The first time I saw an HDR photo was at a Pro Shop. The shot was of the inside of Union Station, in Los Angeles, and was looking out through one of the arches. It looked like being there, the HDR made up for the Dynamic Range deficiencies of the sensor, and nothing more. From my motion picture experience I knew it was a BIG lighting job to balance the inside to the outside of a space that large. So I asked the shooter how he'd done it, and he explained how an HDR program combined multiple exposures. It seemed to be a great tool for architectural photographers.

Six month later I saw the first Artistic (???) use of HDR. My mother used to say "All his taste is in his mouth,' and that applies to most of the HDR I've seen. Glad to see that you have discovered the real use of HDR, the hotel shots look like being there.
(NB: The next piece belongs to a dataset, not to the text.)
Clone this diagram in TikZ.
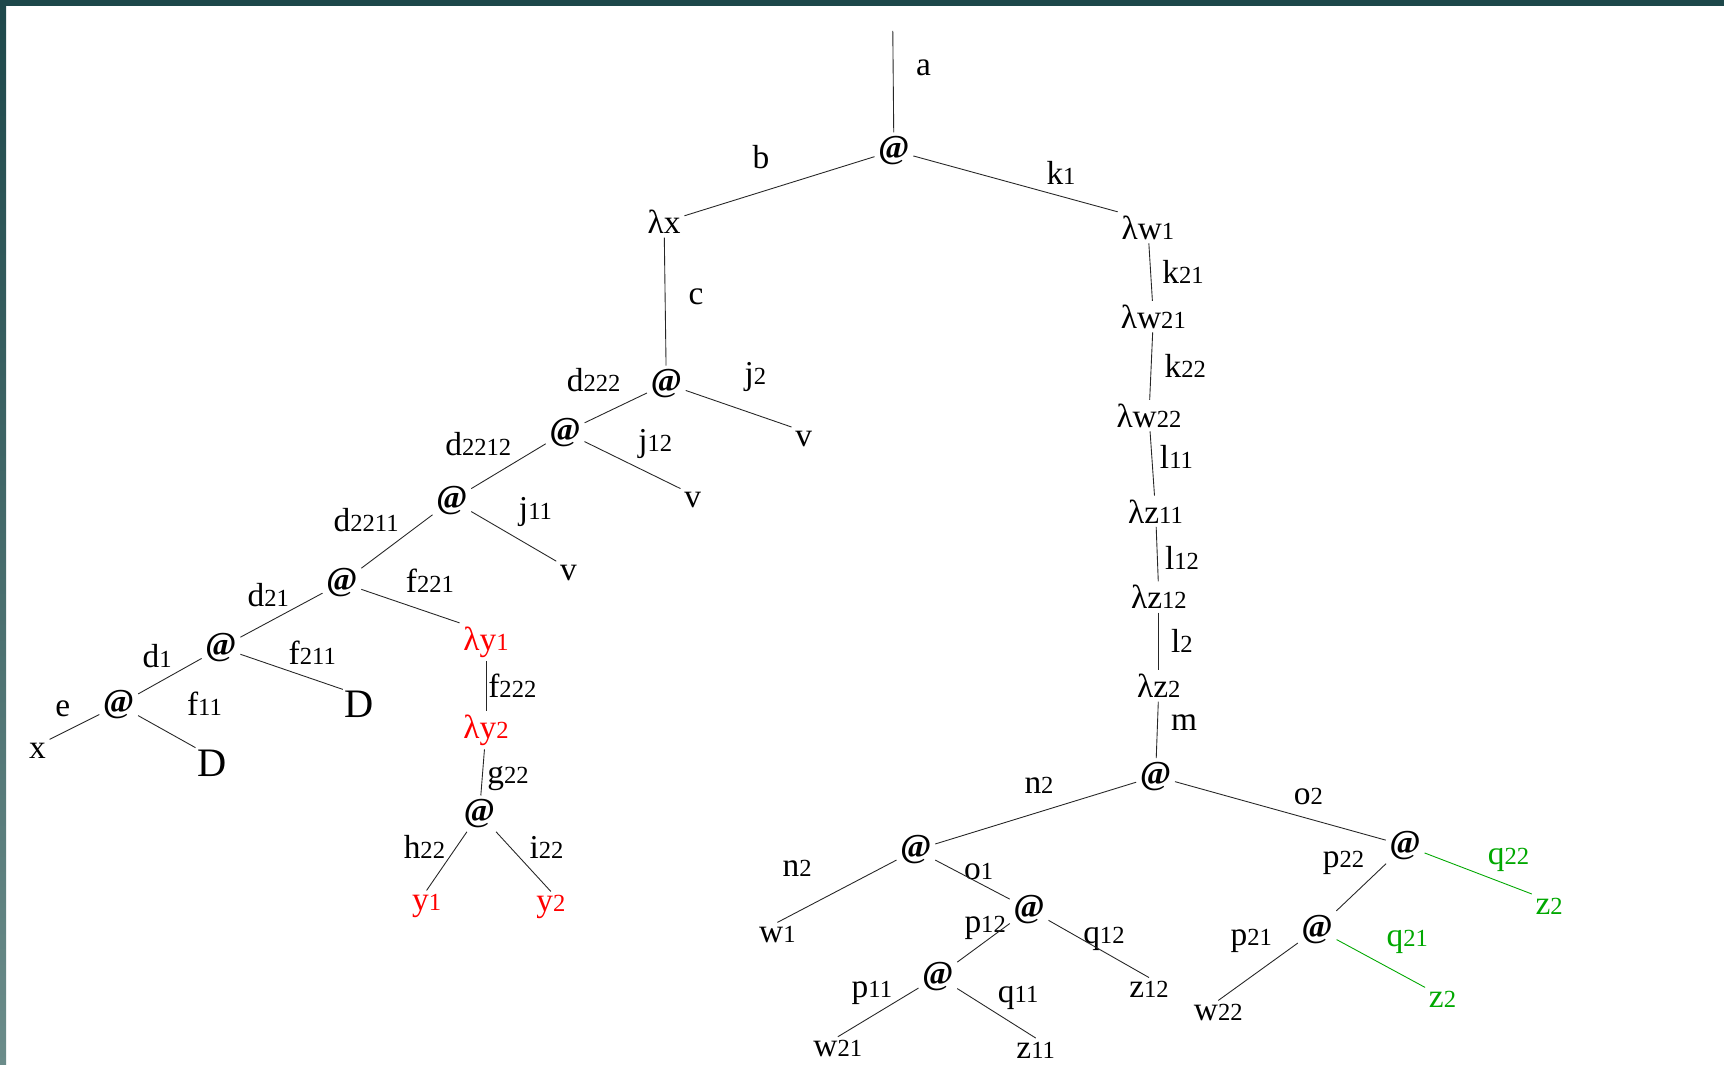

For the last twenty years or so cameras have been very "smart." 1990s Canikon Film cameras would give you perfectly exposed Chromes and nicely balanced on-camera-fill-flash when set to P (professional). And they seem to be getting smarter with every new model. The new Fuji cameras will change saturation, etc to match Astia (for people) or Velvia (for landscapes), good stuff. With cameras moving to using Apps, maybe soon we'll be able to buy a Fujifilm App and a Kodak App to do it all in-camera 8-), no "Shop plug-ins needed 8-) 8-).

c.d.embrey

Steve J said...

HDR is like anything else. It can look real, or it can look fake. Some people were heavily into the fake look, but sometimes a camera just can't do what the eye can, and if HDR can do that, mission accomplished.

Really, it's no more "fake" than using a grad or fill flash. Making a flash image look smooth and natural is a real skill which few amateurs master. Getting it wrong is very prevalent.

Claire said...

Kirk, like you I normally dislike the mere concept of HDR so much it took me a couple of visits to the blog to actually go and open the post !
And BAM, you did it again, you turned my repulsion into awe. Great job by you and the 7 ! I'm getting really familiar with the 5N, and when I decide I've graduated to decent MF abilities (getting better by the day) I'll treat myself to the 7 (or 6, depending on how reviews compare them). I NEVER (in a couple million years) though I'd say that, but Sony cameras rock (Heaven help me !).

John Krumm said...

Sort of a "pop art" effect, but with that extra richness of hdr, and as others have noted, lacking the day-glow vomit look (I zeroed in on the hotel rug to check and to me it looks very nice). Wish my camera could do it.